The talks also include Iran’s rival, Saudi Arabia, a country more aligned with the U.S. position that Assad must not be part of any long-term political resolution to Syria’s 4 ½-year civil war. The conflict has caused thousands of deaths, a refugee crisis and a security vacuum that has allowed Islamic State militants to gain a foothold in the country.
“I am hopeful that we can find a way forward. It is very difficult,” U.S. Secretary of State John Kerry said Friday as he headed into talks with Egypt’s foreign minister.
German Foreign Minister Frank-Walter Steinmeier told reporters it would not be possible to resolve all of the problems and “tangible conflicting interests” overnight.
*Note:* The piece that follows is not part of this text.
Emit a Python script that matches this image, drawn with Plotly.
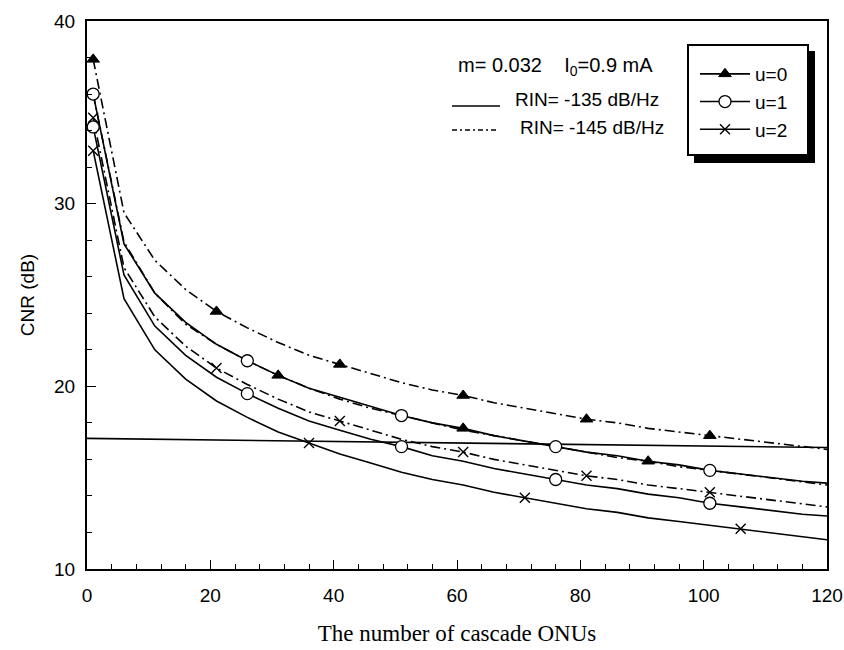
import plotly.graph_objects as go

# ---------------- data ----------------
N = [1, 6, 11, 16, 21, 26, 31, 36, 41, 46, 51, 56, 61, 66, 71, 76, 81, 86, 91, 96,
     101, 106, 111, 116, 120]

# RIN = -145 dB/Hz (dash-dot)
cnr_u0_rin145 = [37.9, 29.5, 26.9, 25.3, 24.1, 23.2, 22.4, 21.7, 21.2, 20.7, 20.2, 19.8,
                 19.5, 19.1, 18.8, 18.5, 18.2, 18.0, 17.7, 17.5, 17.3, 17.1, 16.9, 16.7, 16.55]
cnr_u1_rin145 = [36.0, 27.9, 25.1, 23.4, 22.3, 21.4, 20.6, 19.9, 19.3, 18.8, 18.4, 18.0,
                 17.6, 17.3, 17.0, 16.7, 16.4, 16.1, 15.9, 15.6, 15.4, 15.2, 15.0, 14.8, 14.6]
cnr_u2_rin145 = [34.7, 26.5, 23.8, 22.2, 21.0, 20.1, 19.3, 18.6, 18.1, 17.6, 17.1, 16.7,
                 16.4, 16.0, 15.7, 15.4, 15.1, 14.9, 14.6, 14.4, 14.2, 14.0, 13.8, 13.6, 13.4]
# RIN = -135 dB/Hz (solid)
cnr_u0_rin135 = [36.0, 27.8, 25.1, 23.5, 22.3, 21.4, 20.6, 19.9, 19.4, 18.9, 18.4, 18.0,
                 17.7, 17.3, 17.0, 16.7, 16.4, 16.2, 15.9, 15.7, 15.4, 15.2, 15.0, 14.8, 14.7]
cnr_u1_rin135 = [34.2, 26.1, 23.3, 21.7, 20.5, 19.6, 18.8, 18.1, 17.6, 17.1, 16.7, 16.2,
                 15.9, 15.5, 15.2, 14.9, 14.6, 14.4, 14.1, 13.9, 13.6, 13.4, 13.2, 13.0, 12.9]
cnr_u2_rin135 = [32.9, 24.8, 22.0, 20.4, 19.2, 18.3, 17.5, 16.9, 16.3, 15.8, 15.3, 14.9,
                 14.6, 14.2, 13.9, 13.6, 13.3, 13.1, 12.8, 12.6, 12.4, 12.2, 12.0, 11.8, 11.6]

# nearly horizontal reference line
ref_x = [0, 120]
ref_y = [17.15, 16.65]

# x positions where markers are drawn on each curve
mk_u0_rin145 = [1, 21, 41, 61, 81, 101]
mk_u0_rin135 = [31, 61, 91]
mk_u1_rin145 = [1, 26, 51, 76, 101]
mk_u1_rin135 = [1, 26, 51, 76, 101]
mk_u2_rin145 = [1, 21, 41, 61, 81, 101]
mk_u2_rin135 = [1, 36, 71, 106]

legend_names = ["u=0", "u=1", "u=2"]
x_ticks = [0, 20, 40, 60, 80, 100, 120]
y_ticks = [10, 20, 30, 40]

# ---------------- styles ----------------
SANS = "Liberation Sans, Arial, sans-serif"
SERIF = "Liberation Serif, Times New Roman, serif"
DASHDOT = "10px,4px,2px,4px"
LW = 1.6

sym = {
    "u0": dict(symbol="triangle-up", size=11, color="black",
               line=dict(color="black", width=1)),
    "u1": dict(symbol="circle", size=12, color="white",
               line=dict(color="black", width=1.3)),
    "u2": dict(symbol="x-thin", size=10, color="black",
               line=dict(color="black", width=1.4)),
}

fig = go.Figure()

fig.add_trace(go.Scatter(x=ref_x, y=ref_y, mode="lines",
                         line=dict(color="black", width=LW), showlegend=False,
                         hoverinfo="skip"))

series = [
    ("u0", cnr_u0_rin145, "dash", mk_u0_rin145),
    ("u0", cnr_u0_rin135, "solid", mk_u0_rin135),
    ("u1", cnr_u1_rin145, "dash", mk_u1_rin145),
    ("u1", cnr_u1_rin135, "solid", mk_u1_rin135),
    ("u2", cnr_u2_rin145, "dash", mk_u2_rin145),
    ("u2", cnr_u2_rin135, "solid", mk_u2_rin135),
]

for key, ys, style, mks in series:
    fig.add_trace(go.Scatter(
        x=N, y=ys, mode="lines",
        line=dict(color="black", width=LW,
                  dash=DASHDOT if style == "dash" else "solid"),
        showlegend=False))
for key, ys, style, mks in series:
    lookup = dict(zip(N, ys))
    fig.add_trace(go.Scatter(
        x=mks, y=[lookup[v] for v in mks], mode="markers",
        marker=sym[key], showlegend=False))

# legend-only entries
for key, name in zip(["u0", "u1", "u2"], legend_names):
    fig.add_trace(go.Scatter(
        x=[None], y=[None], mode="lines+markers", name=name,
        legendgroup=key,
        line=dict(color="black", width=LW), marker=sym[key], showlegend=True))

PL, PR, PT, PB = 87, 827, 21, 569


def px_x(p):
    return (p - PL) / float(PR - PL)


def px_y(p):
    return (PB - p) / float(PB - PT)


shapes = [
    # legend drop shadow and frame
    dict(type="rect", xref="paper", yref="paper",
         x0=px_x(694), x1=px_x(815), y0=px_y(163), y1=px_y(51),
         fillcolor="black", line=dict(width=0), layer="above"),
    dict(type="rect", xref="paper", yref="paper",
         x0=px_x(688), x1=px_x(808), y0=px_y(155), y1=px_y(45),
         fillcolor="white", line=dict(color="black", width=2), layer="above"),
    # sample lines for the RIN annotations
    dict(type="line", xref="paper", yref="paper",
         x0=px_x(452), x1=px_x(500), y0=px_y(106), y1=px_y(106),
         line=dict(color="black", width=1.3)),
    dict(type="line", xref="paper", yref="paper",
         x0=px_x(452), x1=px_x(498), y0=px_y(130), y1=px_y(130),
         line=dict(color="black", width=1.3, dash="5px,3px,2px,3px")),
]

annotations = [
    dict(text="m= 0.032" + "\u00a0" * 4 + "I<sub>0</sub>=0.9 mA", x=px_x(456), y=px_y(67),
         xref="paper", yref="paper", xanchor="left", yanchor="middle",
         showarrow=False, font=dict(family=SANS, size=20, color="black")),
    dict(text="RIN= -135 dB/Hz", x=px_x(513), y=px_y(99),
         xref="paper", yref="paper", xanchor="left", yanchor="middle",
         showarrow=False, font=dict(family=SANS, size=19, color="black")),
    dict(text="RIN= -145 dB/Hz", x=px_x(518), y=px_y(127),
         xref="paper", yref="paper", xanchor="left", yanchor="middle",
         showarrow=False, font=dict(family=SANS, size=19, color="black")),
]

fig.update_layout(
    width=844, height=650,
    margin=dict(l=PL, r=844 - PR, t=PT, b=650 - PB, autoexpand=False),
    paper_bgcolor="white", plot_bgcolor="white",
    font=dict(family=SANS, size=18, color="black"),
    shapes=shapes, annotations=annotations,
    legend=dict(x=px_x(695), y=px_y(55), xanchor="left", yanchor="top",
                bgcolor="rgba(0,0,0,0)", borderwidth=0, itemwidth=50,
                font=dict(family=SANS, size=19, color="black"),
                tracegroupgap=0),
    showlegend=True,
)

fig.update_xaxes(
    range=[0, 120], tickvals=x_ticks, ticks="inside", ticklen=9, tickwidth=1.3,
    tickcolor="black", showline=True, linecolor="black", linewidth=2, mirror=True,
    showgrid=False, zeroline=False, ticklabelstandoff=8, automargin=False,
    tickfont=dict(family=SANS, size=19),
    minor=dict(dtick=4, ticks="inside", ticklen=5, tickcolor="black", tickwidth=1.1),
    title=dict(text="The number of cascade ONUs",
               font=dict(family=SERIF, size=23), standoff=20),
)
fig.update_yaxes(
    range=[10, 40], tickvals=y_ticks, ticks="inside", ticklen=9, tickwidth=1.3,
    tickcolor="black", showline=True, linecolor="black", linewidth=2, mirror=True,
    showgrid=False, zeroline=False, ticklabelstandoff=6, automargin=False,
    tickfont=dict(family=SANS, size=19),
    minor=dict(dtick=2, ticks="inside", ticklen=5, tickcolor="black", tickwidth=1.1),
    title=dict(text="CNR (dB)", font=dict(family=SANS, size=19), standoff=14),
)

fig.write_html("out.html",
               config={"displayModeBar": False},
               post_script="document.body.style.margin='0';"
                           "document.body.style.overflow='hidden';")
But he said Friday’s meeting is an “important step forward.”
French Foreign Minister Laurent Fabius said as a first step, the fight against the Islamic State and Jabhat al-Nusra militants in Syria had to be conducted more efficiently. “After that, the political transition has to be organized,” he said.
Notably absent from Friday’s talks on Syria’s political future were representatives from the Syrian government and the country’s moderate opposition groups.
Russia’s Interfax news agency said Moscow expects Syrian opposition groups to reach a consensus on their approach and then form a single delegation for talks with the Syrian government.
Negotiation strategy questioned
There are concerns that the broader talks on Syria, with the inclusion of Russia and Iran, may not produce the desired result.
“We have been trying different negotiating approaches in Syria for almost the entire four-year conflict and they have all failed,” said Brookings Institution national security analyst Michael O’Hanlon. “There is no viable way to persuade Assad to step down and allow the new government to take his spot.”
A more optimistic view came from Michele Dunne, Middle East program director for the Carnegie Endowment for International Peace. “It is good to have all of the parties at the table,” she said.
US goals outlined
State Department spokesman John Kirby said Thursday the focus in Vienna is on reaching a framework for a political transition in Syria that can work.
“A framework of a government that doesn’t include Bashar al-Assad and can be enduring and stable. That’s what we’re going after,” Kirby said.
Officials have acknowledged there are unlikely to be any major breakthroughs Friday and the diplomats will need to hold future talks.
U.N. Secretary-General Ban Ki-moon urged participants in the Vienna talks to show “flexibility” and welcomed Iran’s first-time participation in the discussions.